NRT Trainee Team Presentations

Fall 2021 Presentation Abstracts


An acoustic and computer graphics perspective for HRTF
personalization for spatial audio in AR/VR

Yuxiang Wang and Neil Zhang

The head-related Transfer Function (HRTF) describes how humans perceive spatial audio. HRTFs cover various directions are individual. Most current spatial audio displays use generic HRTF to provide spatial cues for customers, but it may result in vague or misplaced spatial perception. Personalizing HRTF has wide applications in AR/VR games and virtual scene reconstruction.

To efficiently achieve this goal, we need the research background in both acoustics and machine learning, as well as some inputs from computer vision. We are combining our strengths in different backgrounds to find a unique approach to this research question.

We first found efficient representations to reduce the dimension of both the HRTF data and the hear-torse geometry. Then we built a machine learning framework to find the relation between the compact presentation of both the acoustic data and geometric data. By adapting these methods, we were able to predict global HRTFs with decent error across all spatial and temporal dimensions.


Augmented Pianoroll

Frank Cwitkowitz, Eleni Patelaki, & Jeremy Goodsell

Learning to play the piano can be a difficult, lengthy, and frustrating task. What’s more, this process typically involves learning how to read sheet music, which can be cumbersome and unintuitive for many people. Recently, in the digital era, the need to understand sheet music has been circumvented by employing animated “pianoroll”, a binary time-frequency representation that indicates the piano keys which should be active across time. This representation of music makes playing piano more accessible, but it is still disconnected from the instrument, as one must follow the animation on a separate device. In this project, we propose to overlay animated pianoroll directly atop a physical piano using the HoloLens 2. We generalize our application such that, through a user interface, a user can select any MIDI file in the device’s storage to display as augmented pianoroll, anchoring it to the piano using QR code tracking. Furthermore, we provide real-time feedback on the user’s performance by comparing the expected key activity to the key activity estimated using an on-device piano transcription model. The application was successful and will undergo future development in preparation for some form of release.

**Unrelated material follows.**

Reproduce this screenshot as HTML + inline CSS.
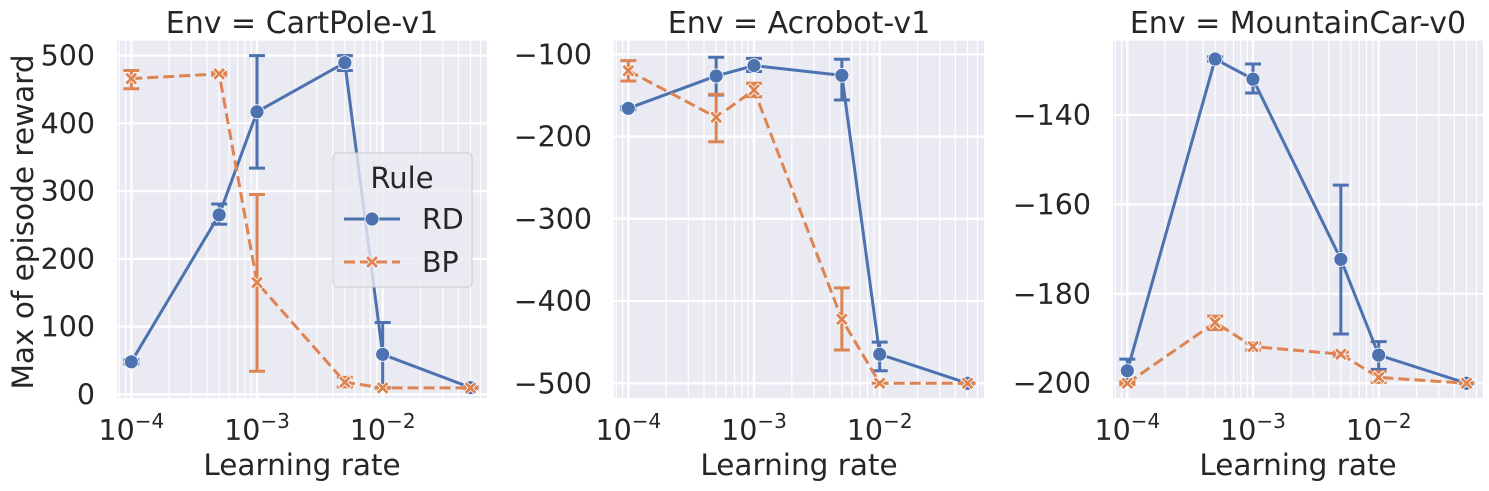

An AR Solution for Blinds Navigation

Narges Mohammadi and Shadi Sartipi

This project entitled “Developing AR/VR solutions for blind people navigation” is about developing a user-friendly application which aim to transfer the visual information captured by the device cameras and sensor to a mix of audio signals to give the subject the sense of awareness for the surrounding environment. This applicationrequires scene understanding using spatial meshing, machine vision for object detection and generating spatial audio. In fact, this work tries to give a sound to silent objects in the environment and present the semantic information in the surrounding to users by combinations of spatial audio clues to not only avoid but also locate the interested objects while avoiding cognitive overloads to the user.